Here, plaintiff finished her shift at 7:00 a.m. Rather than leave HUMC's premises, plaintiff remained at the hospital to stay with her son while he received treatment in the emergency room. Her decision to remain was purely personal, as the plaintiff in Zahner and the plaintiff in Mule v. N.J. Manufacturers Insurance Co., 356 N.J.Super. 389, 395 (App. Div. 2003), where the plaintiff was on his employer's premises for reasons "unrelated to his employment duties and served his personal interests exclusively."
We disagree with defendant's assertion that plaintiff's admission the accident occurred in the parking garage is determinative and precludes her personal injury suit. The location of the accident is not dispositive; the premises rule applies only to the first part of a court's inquiry regarding the NJWCA's application. Id. at 397; see Zahner, 321 N.J.Super. at 478.

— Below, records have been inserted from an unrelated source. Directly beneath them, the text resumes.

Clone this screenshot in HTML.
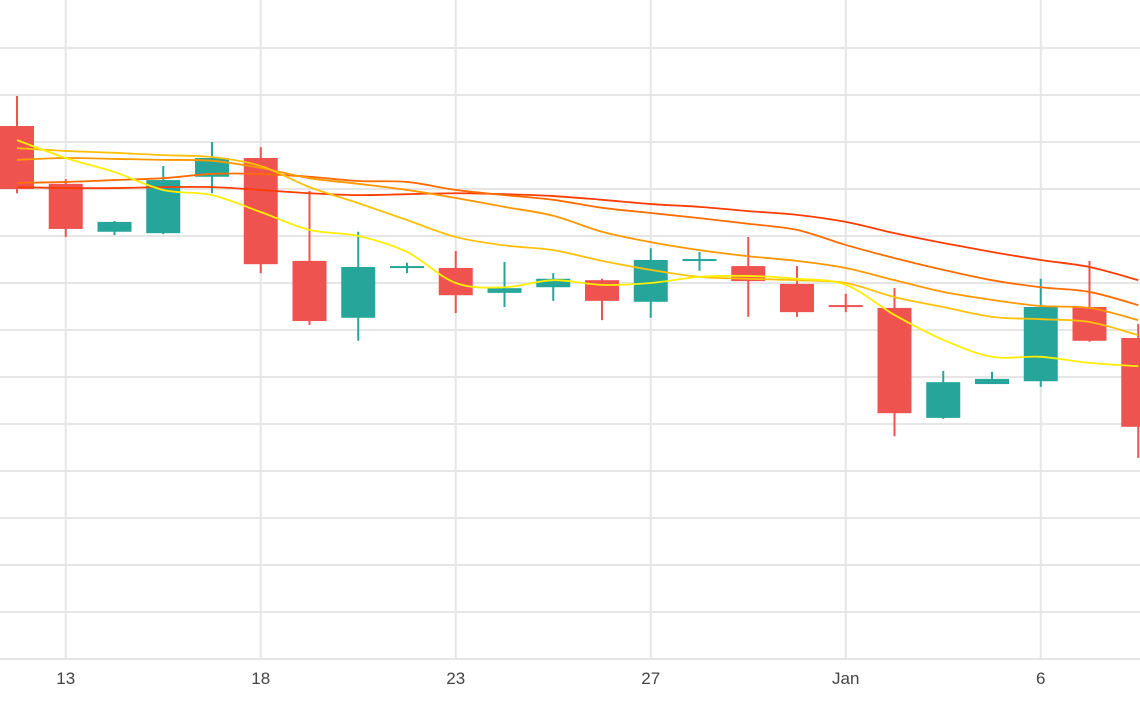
<!DOCTYPE html>
<html><head><meta charset="utf-8"><style>
html,body{margin:0;padding:0;background:#fff;}
svg{display:block;font-family:"Liberation Sans",sans-serif;}
</style></head><body>
<svg id="chart" width="1140" height="710" viewBox="0 0 1140 710"></svg>
<script>
const opens  = [213.4,201.1,190.9,190.6,202.6,206.6,184.7,172.6,183.4,183.2,177.9,179.1,180.6,176.0,184.9,183.6,179.8,175.3,174.7,151.3,158.5,159.1,174.9,168.3];
const highs  = [219.8,202.1,193.2,204.9,210.0,208.9,199.6,190.9,184.3,186.8,184.5,182.1,180.9,187.4,186.6,189.8,183.6,177.7,178.9,161.3,161.1,180.9,184.7,171.3];
const lows   = [199.1,189.8,190.2,190.4,199.1,182.1,171.1,167.7,182.1,173.6,174.9,176.2,172.1,172.6,182.6,172.8,172.8,173.8,147.4,151.1,158.5,157.9,167.5,142.8];
const closes = [200.0,191.5,193.0,201.9,206.6,184.0,171.9,183.4,183.6,177.4,178.9,180.9,176.2,184.9,185.1,180.4,173.8,175.0,152.3,158.9,159.6,174.9,167.7,149.4];
const maYellow = [210.4,206.6,203.6,199.8,198.7,195.1,191.3,190.0,186.6,180.0,179.1,180.6,179.6,180.0,181.3,181.5,180.9,179.6,173.2,167.9,164.3,164.3,163.0,162.3];
const maGold   = [208.7,208.1,207.7,207.2,206.8,204.9,200.4,197.0,193.4,189.8,188.0,187.0,184.7,182.8,181.3,180.9,180.6,180.0,177.0,174.9,172.8,172.3,171.7,168.9];
const maLight  = [206.2,206.6,206.4,206.2,206.0,204.5,202.3,201.1,199.8,198.1,196.2,194.3,190.9,188.7,187.0,185.7,184.7,183.2,180.6,178.1,176.4,175.1,174.7,172.1];
const maOrange = [201.3,201.5,201.9,202.3,203.2,203.2,202.6,201.7,201.5,199.8,198.7,197.7,196.0,194.9,193.8,192.6,191.3,188.1,185.3,182.8,180.6,179.1,178.1,175.3];
const maRed    = [200.4,200.2,200.2,200.4,200.4,199.8,199.1,198.7,198.9,199.1,198.9,198.5,197.7,196.8,196.2,195.3,194.5,193.0,190.6,188.5,186.6,184.9,183.4,180.6];
const xTickIdx = [1,5,9,13,17,21];
const xTickLabels = ["13","18","23","27","Jan","6"];
const yTicks = [100,110,120,130,140,150,160,170,180,190,200,210,220,230];

const NS="http://www.w3.org/2000/svg";
const svg=document.getElementById('chart');
function X(i){return 17+48.75*i;}
function Y(v){return 659-(v-100)*4.7;}
function mk(t,a,p){const e=document.createElementNS(NS,t);for(const k in a)e.setAttribute(k,a[k]);(p||svg).appendChild(e);return e;}

const grid=mk('g',{});


yTicks.forEach(v=>{const l=mk('line',{x1:0,x2:1140,y1:Y(v),y2:Y(v),stroke:'#e6e6e6','stroke-width':2},grid);

});
xTickIdx.forEach((i,k)=>{const l=mk('line',{x1:X(i),x2:X(i),y1:0,y2:659,stroke:'#e6e6e6','stroke-width':2},grid);


const t=mk('text',{x:X(i),y:684,'text-anchor':'middle','font-size':17,fill:'#444'},grid);
t.textContent=xTickLabels[k];

});

function smooth(arr){let pts=arr.map((v,i)=>[X(i),Y(v)]);let d='M'+pts[0][0]+','+pts[0][1];
for(let i=0;i<pts.length-1;i++){const p0=pts[Math.max(0,i-1)],p1=pts[i],p2=pts[i+1],p3=pts[Math.min(pts.length-1,i+2)];
const c1=[p1[0]+(p2[0]-p0[0])/6,p1[1]+(p2[1]-p0[1])/6],c2=[p2[0]-(p3[0]-p1[0])/6,p2[1]-(p3[1]-p1[1])/6];
d+=' C'+c1[0]+','+c1[1]+' '+c2[0]+','+c2[1]+' '+p2[0]+','+p2[1];}return d;}

const candles=mk('g',{});


for(let i=0;i<opens.length;i++){
  const up=closes[i]>=opens[i];const col=up?'#26a69a':'#ef5350';
  const g=mk('g',{},candles);
  
  
  mk('line',{x1:X(i),x2:X(i),y1:Y(highs[i]),y2:Y(lows[i]),stroke:col,'stroke-width':2},g);
  const top=Y(Math.max(opens[i],closes[i])),bot=Y(Math.min(opens[i],closes[i]));
  mk('rect',{x:X(i)-17,y:top,width:34,height:Math.max(2,bot-top),fill:col},g);
}

const series=[[maRed,'#ff3d00','ma-red-line'],[maOrange,'#ff6d00','ma-orange-line'],[maLight,'#ff9800','ma-light-orange-line'],[maGold,'#ffc107','ma-gold-line'],[maYellow,'#ffee00','ma-yellow-line']];
series.forEach(s=>{const p=mk('path',{d:smooth(s[0]),fill:'none',stroke:s[1],'stroke-width':1.8});

});
</script>
</body></html>
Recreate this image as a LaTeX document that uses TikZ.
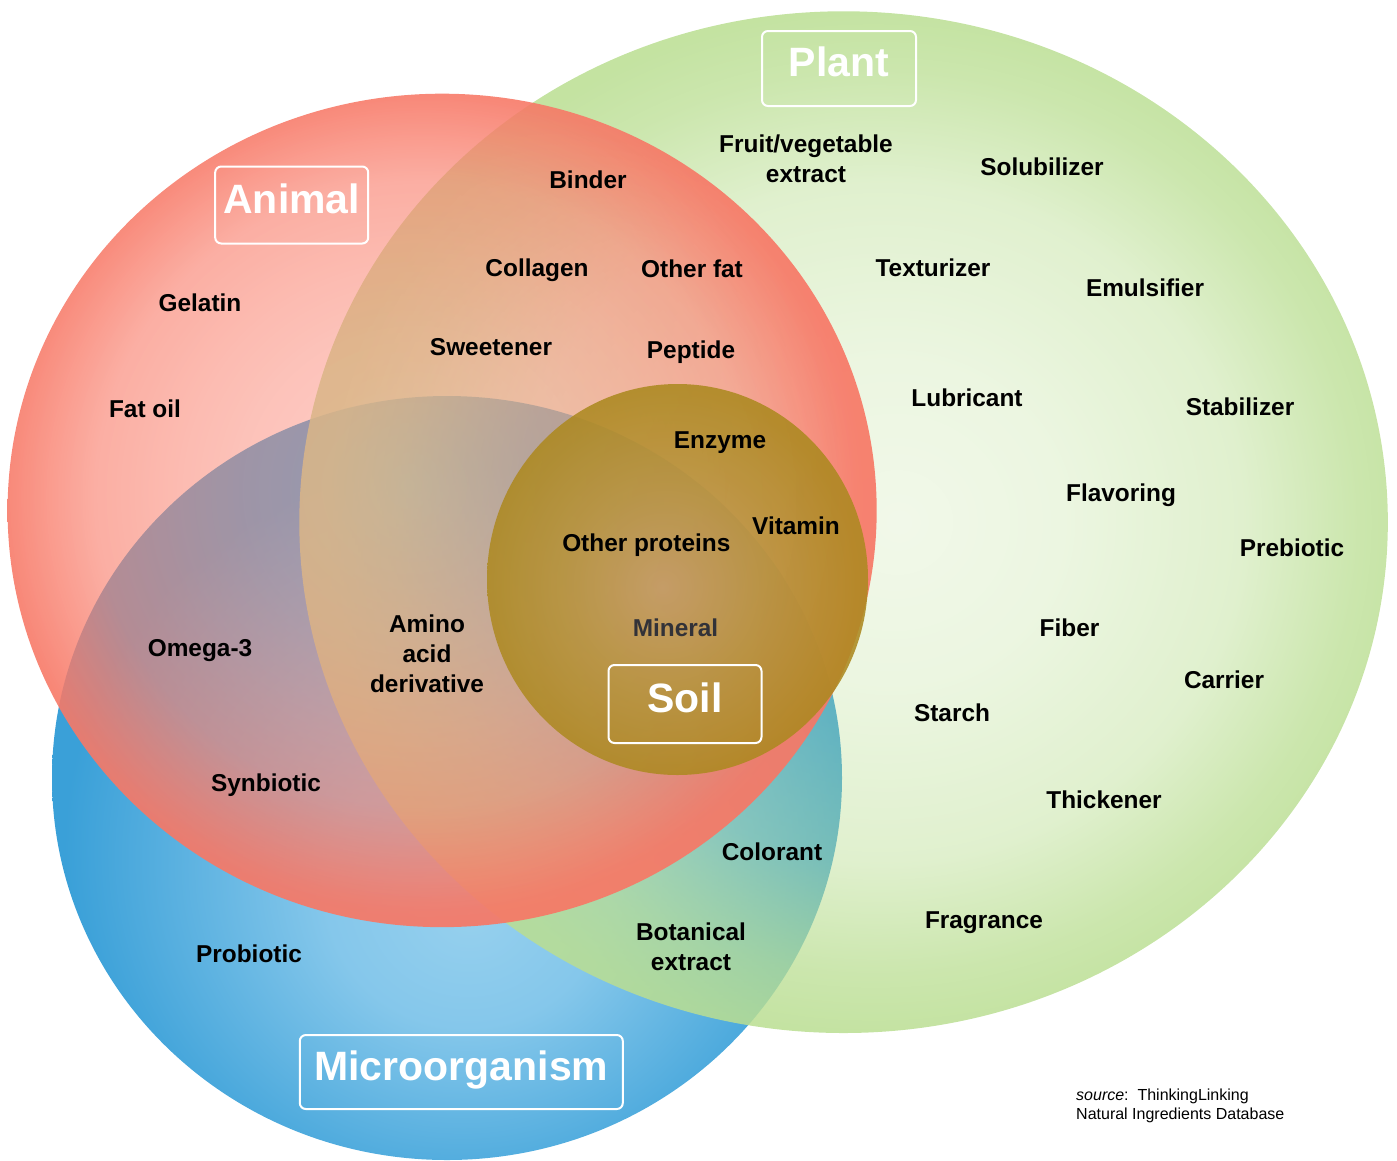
\documentclass[tikz,border=0pt]{standalone}
\usepackage{fontspec}
\setmainfont{Liberation Sans}
\usetikzlibrary{fadings}

% fonts
\newcommand\lblfont{\fontsize{24.4}{30}\selectfont\bfseries}
\newcommand\ttlfont{\fontsize{41}{49}\selectfont\bfseries}
\newcommand\srcfont{\fontsize{16}{19}\selectfont}

\definecolor{plantgreen}{RGB}{186,222,146}
\definecolor{mineralgray}{RGB}{50,50,56}

\tikzset{
  lbl/.style={font=\lblfont, anchor=base, inner sep=0pt, text=black},
  lblmulti/.style={font=\lblfont, anchor=north, align=center, inner sep=0pt, text=black},
  titlebox/.style={draw=white, line width=2pt, rounded corners=6pt, text=white,
    font=\ttlfont, inner sep=0pt, text height=30pt, text depth=14pt},
}

\begin{document}
% microorganism: opaque radial fill (edge colour reached at 25bp = outline)
\pgfdeclareradialshading{microshade}{\pgfpoint{1.5bp}{-9bp}}{%
  rgb(0bp)=(0.588,0.816,0.933);
  rgb(9bp)=(0.52,0.78,0.92);
  rgb(25bp)=(0.227,0.627,0.847);
  rgb(50bp)=(0.227,0.627,0.847)}
% soil: nearly opaque golden fill
\pgfdeclareradialshading{soilshade}{\pgfpoint{-2bp}{-1bp}}{%
  rgb(0bp)=(0.776,0.616,0.38);
  rgb(13bp)=(0.72,0.58,0.235);
  rgb(25bp)=(0.676,0.536,0.125);
  rgb(50bp)=(0.676,0.536,0.125)}
% animal colour: pinker in the middle, salmon at the rim
\pgfdeclareradialshading{animalshade}{\pgfpoint{-2bp}{1.5bp}}{%
  rgb(0bp)=(0.988,0.588,0.53);
  rgb(14bp)=(0.98,0.53,0.46);
  rgb(25bp)=(0.969,0.47,0.40);
  rgb(50bp)=(0.969,0.47,0.40)}
% plant and animal: clearer in the middle, denser at the rim
\pgfdeclareradialshading{plantalpha}{\pgfpoint{2.5bp}{0bp}}{%
  gray(0bp)=(0.2); gray(8bp)=(0.28); gray(16.5bp)=(0.45);
  gray(22bp)=(0.75); gray(25bp)=(0.86); gray(50bp)=(0.86)}
\pgfdeclarefading{plantfade}{\pgfuseshading{plantalpha}}
\pgfdeclareradialshading{animalalpha}{\pgfpoint{-2bp}{1.5bp}}{%
  gray(0bp)=(0.46); gray(9.5bp)=(0.52); gray(13.75bp)=(0.57);
  gray(18.75bp)=(0.64); gray(21.5bp)=(0.77); gray(24.25bp)=(0.9);
  gray(25bp)=(0.92); gray(50bp)=(0.92)}
\pgfdeclarefading{animalfade}{\pgfuseshading{animalalpha}}

\begin{tikzpicture}[x=1pt,y=-1pt]
\useasboundingbox (0,0) rectangle (1397,1160);

% sets
\shade[shading=microshade] (447,778) ellipse [x radius=395pt, y radius=382pt];
\fill[plantgreen, path fading=plantfade] (845,522) ellipse [x radius=545pt, y radius=511pt];
\shade[shading=animalshade, path fading=animalfade] (443,510) ellipse [x radius=435pt, y radius=417pt];
\shade[shading=soilshade, fill opacity=0.88] (677.5,579.5) ellipse [x radius=190.5pt, y radius=195.5pt];

% set titles
\node[titlebox, minimum width=154pt, minimum height=75pt] (tplant) at (839,68.5) {Plant};
\node[titlebox, minimum width=153pt, minimum height=77pt] (tanimal) at (291.7,205) {Animal};
\node[titlebox, minimum width=153pt, minimum height=78pt] (tsoil) at (685,704) {Soil};
\node[titlebox, minimum width=323pt, minimum height=74pt] (tmicro) at (461.3,1072) {Microorganism};

% ingredient labels
\node[lblmulti] (fruit) at (806,135) {Fruit/vegetable\\extract};
\node[lbl] (solub) at (1042,175.7) {Solubilizer};
\node[lbl] (binder) at (588,188.7) {Binder};
\node[lbl] (collagen) at (537,276.7) {Collagen};
\node[lbl] (otherfat) at (692,277.7) {Other fat};
\node[lbl] (textur) at (933,276.7) {Texturizer};
\node[lbl] (emuls) at (1145,296.7) {Emulsifier};
\node[lbl] (gelatin) at (200,311.7) {Gelatin};
\node[lbl] (sweet) at (491,355.7) {Sweetener};
\node[lbl] (peptide) at (691,358.7) {Peptide};
\node[lbl] (lubric) at (967,406.7) {Lubricant};
\node[lbl] (stabil) at (1240,415.5) {Stabilizer};
\node[lbl] (fatoil) at (145,417.7) {Fat oil};
\node[lbl] (enzyme) at (720,448.5) {Enzyme};
\node[lbl] (flavor) at (1121,501) {Flavoring};
\node[lbl] (vitamin) at (796,534) {Vitamin};
\node[lbl] (otherprot) at (646.3,551.7) {Other proteins};
\node[lbl] (prebio) at (1292,556) {Prebiotic};
\node[lbl, text=mineralgray] (mineral) at (675.5,636.7) {Mineral};
\node[lbl] (fiber) at (1069.5,636.7) {Fiber};
\node[lbl] (omega) at (200,656.7) {Omega-3};
\node[lblmulti] (amino) at (427,614.2) {Amino\\acid\\derivative};
\node[lbl] (carrier) at (1224,688.7) {Carrier};
\node[lbl] (starch) at (952,721.7) {Starch};
\node[lbl] (synbio) at (266,791.7) {Synbiotic};
\node[lbl] (thick) at (1104,808.7) {Thickener};
\node[lbl] (colorant) at (772,860.7) {Colorant};
\node[lbl] (fragr) at (984,928.7) {Fragrance};
\node[lbl] (probio) at (249,962.7) {Probiotic};
\node[lblmulti] (botan) at (691,922.2) {Botanical\\extract};

% source note
\node[anchor=north west, align=left, inner sep=0pt, font=\srcfont] (src) at (1076,1088.5)
  {\textit{source}:\ \ ThinkingLinking\\Natural Ingredients Database};
\end{tikzpicture}
\end{document}
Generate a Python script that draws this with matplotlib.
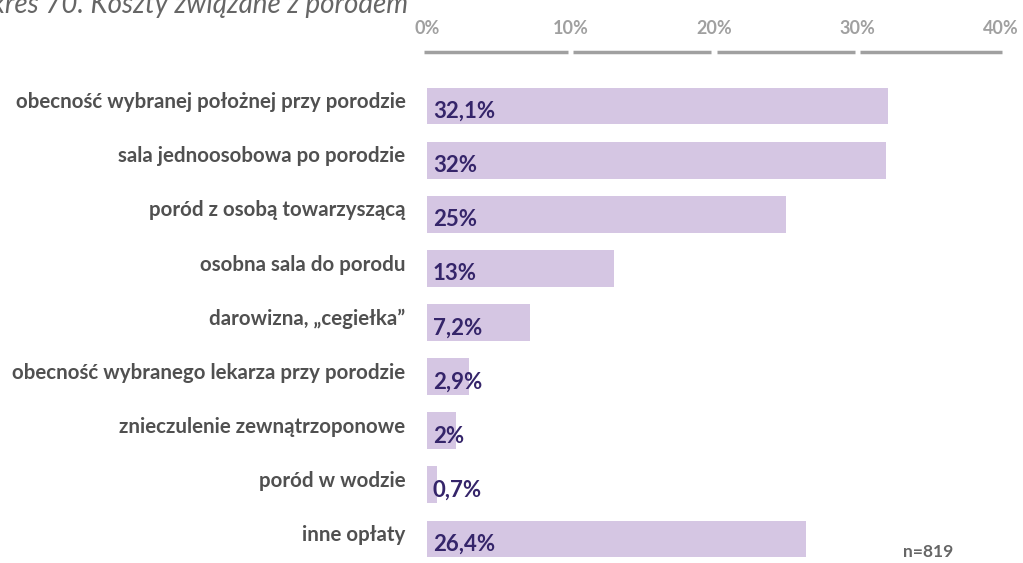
import numpy as np
import matplotlib.pyplot as plt
from matplotlib import transforms

# Koszty związane z porodem, n=819
categories = ["obecność wybranej położnej przy porodzie",
              "sala jednoosobowa po porodzie",
              "poród z osobą towarzyszącą",
              "osobna sala do porodu",
              "darowizna, „cegiełka”",
              "obecność wybranego lekarza przy porodzie",
              "znieczulenie zewnątrzoponowe",
              "poród w wodzie",
              "inne opłaty"]
values = [32.1, 32, 25, 13, 7.2, 2.9, 2, 0.7, 26.4]
value_labels = ["32,1%", "32%", "25%", "13%", "7,2%", "2,9%", "2%", "0,7%", "26,4%"]
ticks = [0, 10, 20, 30, 40]
tick_labels = ["0%", "10%", "20%", "30%", "40%"]

bar_color = "#d5c6e3"
value_color = "#35256a"
label_color = "#505050"
axis_color = "#a0a0a0"

plt.rcParams['font.family'] = ['Lato', 'DejaVu Sans']

fig = plt.figure(figsize=(10.23, 5.63), dpi=100)
ax = fig.add_axes([427/1023, 1-566/563, 574/1023, 487/563])

y = np.arange(len(categories))
ax.barh(y, values, height=0.68, color=bar_color)
ax.set_xlim(0, 40)
ax.set_ylim(len(categories)-0.5, -0.5)

for yi, lab in zip(y, value_labels):
    ax.text(0.4, yi+0.1, lab, ha='left', va='center', fontsize=16,
            fontweight='bold', color=value_color)

for yi, cat in zip(y, categories):
    ax.text(-1.5, yi-0.07, cat, ha='right', va='center', fontsize=14.8,
            fontweight='bold', color=label_color)

# top scale: labels and a segmented line
ax.set_yticks([])
ax.xaxis.tick_top()
ax.set_xticks(ticks)
ax.set_xticklabels(tick_labels, fontsize=13, fontweight='bold', color=axis_color)
ax.tick_params(axis='x', length=0, pad=30)
for s in ax.spines.values():
    s.set_visible(False)

tr = transforms.blended_transform_factory(ax.transData, ax.transAxes)
seg_y = (566-52)/487
for a, b in zip(ticks[:-1], ticks[1:]):
    ax.plot([a+0.2 - (0.4 if a == 0 else 0), b-0.2 + (0.3 if b == 40 else 0)],
            [seg_y, seg_y], color=axis_color, lw=2.5, solid_capstyle='butt',
            transform=tr, clip_on=False)

fig.text(408/1023, 1-13/563, "Wykres 70. Koszty związane z porodem",
         ha='right', va='baseline', fontsize=20, style='italic', color='#666666')
fig.text(928/1023, 1-552/563, "n=819", ha='center', va='center', fontsize=12.5,
         fontweight='bold', color='#666666')

fig.savefig("out.png", dpi=100)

Additionally, defendant maintains, in its supplemental brief, that although plaintiff believed she did not have a viable worker's compensation claim, plaintiff should have simultaneously filed a claim for worker's compensation with this lawsuit "so that the Division of Worker's Compensation [could] exercise its primary jurisdiction to decide if the accident is compensable." After supplemental briefing, we learned HUMC submitted the claim to its workers' compensation carrier, which reviewed the matter and denied coverage. Nothing in the NJWCA precludes a trial court from determining coverage as both courts exercise concurrent jurisdiction to determine compensability. Est. of Kotsovska ex rel. Kotsovska v. Liebman, 221 N.J. 568, 587 (2015) (quoting Pressler & Verniero, Current N.J. Court Rules, cmt. 42.1 on R. 4:5-4 at 1414 (2014)).
Based on the record before us, and considering the facts in the light most favorable to plaintiff, there is no evidence establishing that plaintiff was performing any work-related task during her three-and-a-half hour wait for her son. Without evidence that plaintiff was acting in the course of her employment, the trial court erred in granting summary judgment and finding the NJWCA precluded her claims. Accordingly, we reverse and vacate the order granting summary judgment to HUMC.
Reversed and remanded. We do not retain jurisdiction.